Marketing Seminar2017-27


Title: The Economic Impact of China’s Anti-Corruption Campaign

Speaker: Zemin Zhong, Rotman School of Management, University of Toronto

Time: Monday, 20 November, 13:00-14:30

Location: Room K01, Guanghua Building 2


Abstract:

Corruption could either benefit economic growth by greasing the wheel, or distort supply of public goods and create inefficiency. Empirically testing the impact of corruption is difficult due to its evasive nature. We take an alternative approach by investigating the economic impacts of anti-corruption policies. We focus on China’s recent anti-corruption campaign, the largest of its kind in recent history. As an important initiative of this campaign, the Communist Party’s Provincial Committees of Discipline Inspection (PCDI) send inspector teams to investigate municipal governments for potential corruption.
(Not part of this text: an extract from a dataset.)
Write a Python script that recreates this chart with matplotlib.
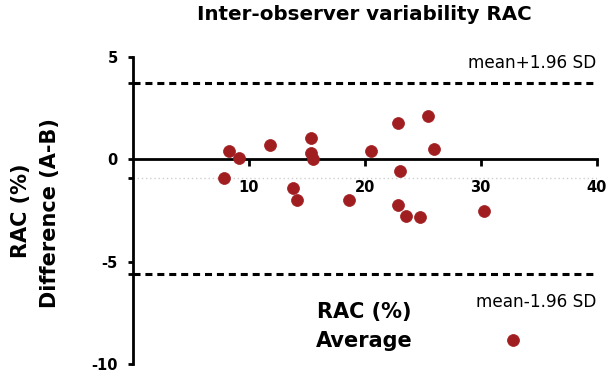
import matplotlib
matplotlib.use("Agg")
import matplotlib.pyplot as plt

# Data (Bland-Altman style)
average = [8.32, 9.18, 7.87, 11.88, 13.83, 14.17, 15.35, 15.35, 15.55, 18.64,
           20.57, 22.85, 25.43, 26.01, 23.09, 22.92, 23.58, 24.78, 30.25, 32.8]
difference = [0.40, 0.08, -0.93, 0.70, -1.38, -1.99, 1.02, 0.29, 0.01, -1.99,
              0.42, 1.76, 2.11, 0.50, -0.57, -2.23, -2.77, -2.80, -2.52, -8.81]
mean_diff = -0.93
upper_loa = 3.71
lower_loa = -5.58
x_ticks = [10, 20, 30, 40]
y_ticks = [-10, -5, 0, 5]

title = "Inter-observer variability RAC"
upper_label = "mean+1.96 SD"
lower_label = "mean-1.96 SD"
xlabel_lines = ["RAC (%)", "Average"]
ylabel_lines = ["RAC (%)", "Difference (A-B)"]

plt.rcParams['font.family'] = ['DejaVu Sans']

W, H = 608, 379
fig = plt.figure(figsize=(W / 100, H / 100), dpi=100)
ax = fig.add_axes([132.5 / W, 1 - 364.3 / H, (596.7 - 132.5) / W, (364.3 - 56.7) / H])
ax.set_xlim(0, 40)
ax.set_ylim(-10, 5)

red = '#a01d20'
ax.plot([0, 40], [mean_diff, mean_diff], color='#cfcfcf', lw=1.0, ls=(0, (1, 2)), zorder=1)
ax.plot([0, 40], [upper_loa, upper_loa], color='black', lw=2.2, ls=(0, (2.3, 1.6)), zorder=2)
ax.plot([0, 40], [lower_loa, lower_loa], color='black', lw=2.2, ls=(0, (2.3, 1.6)), zorder=2)
ax.plot(average, difference, 'o', color=red, markersize=8.6, markeredgecolor=red,
        markeredgewidth=0.5, zorder=3, clip_on=False)

for s in ['top', 'right']:
    ax.spines[s].set_visible(False)
ax.spines['left'].set_linewidth(2.0)
ax.spines['bottom'].set_linewidth(2.0)
ax.spines['bottom'].set_position(('data', 0))
ax.spines['bottom'].set_bounds(0, 40)

ax.set_xticks(x_ticks)
ax.set_xticklabels([str(t) for t in x_ticks], fontsize=10.5, fontweight='bold')
ax.set_yticks(y_ticks)
ax.set_yticklabels([str(t) for t in y_ticks], fontsize=10.5, fontweight='bold')
ax.set_yticks([lower_loa, mean_diff, upper_loa], minor=True)
ax.tick_params(axis='x', direction='out', length=4.8, width=2.0, pad=10)
ax.tick_params(axis='y', which='both', direction='out', length=3.6, width=2.0, pad=7)

ax.text(40, 4.71, upper_label, ha='right', va='center', fontsize=12.2)
ax.text(40, -6.95, lower_label, ha='right', va='center', fontsize=12.2)

ax.text(20, -7.46, xlabel_lines[0], ha='center', va='center', fontsize=15, fontweight='bold')
ax.text(20, -8.88, xlabel_lines[1], ha='center', va='center', fontsize=15, fontweight='bold')

fig.text(21 / W, 1 - 211 / H, ylabel_lines[0], rotation=90, ha='center', va='center',
         fontsize=15, fontweight='bold')
fig.text(50 / W, 1 - 213 / H, ylabel_lines[1], rotation=90, ha='center', va='center',
         fontsize=15, fontweight='bold')

fig.text(364 / W, 1 - 14 / H, title, ha='center', va='center', fontsize=14.3, fontweight='bold')

fig.savefig('out.png', dpi=100)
The variation in their timing allows us to use a difference-in-difference design to identify their impact on local economy. Using two unique administrative datasets of vehicle and business registration, we find that PCDI visits have a negative impact on both car sales and new business entry. For vehicles, the effect is surprisingly uniform across different price tiers: Luxury brands exhibit a similar drop as domestic brands, suggesting corruption’s impact permeates households across a wide income spectrum. Over time, the effect is strengthening: We observe a 2% drop in the first three months of PCDI visit and a 10% drop one year afterward. The especially large impact cannot be explained by the decline in government officials’ consumption behavior, suggesting anti-corruption efforts also affect the private sector. We test the idea using business registration data, and we found PCDI visits indeed discourage new business registration. We validate our empirical strategy by showing that (1) the timing of PCDI visits cannot be predicted by observable county characteristics and (2) car registrations exhibit parallel pre-treatment trends. Our results suggest there may be a trade-off in anti-corruption and economic growth.



Introduction:

Zemin (Zachary) Zhong, Assistant Professor of Marketing, Rotman School of Management, University of Toronto.

He is interested in behavioral economics, the intersection of IO and political/development economics, and the economics of platforms.


Your participation is warmly welcomed!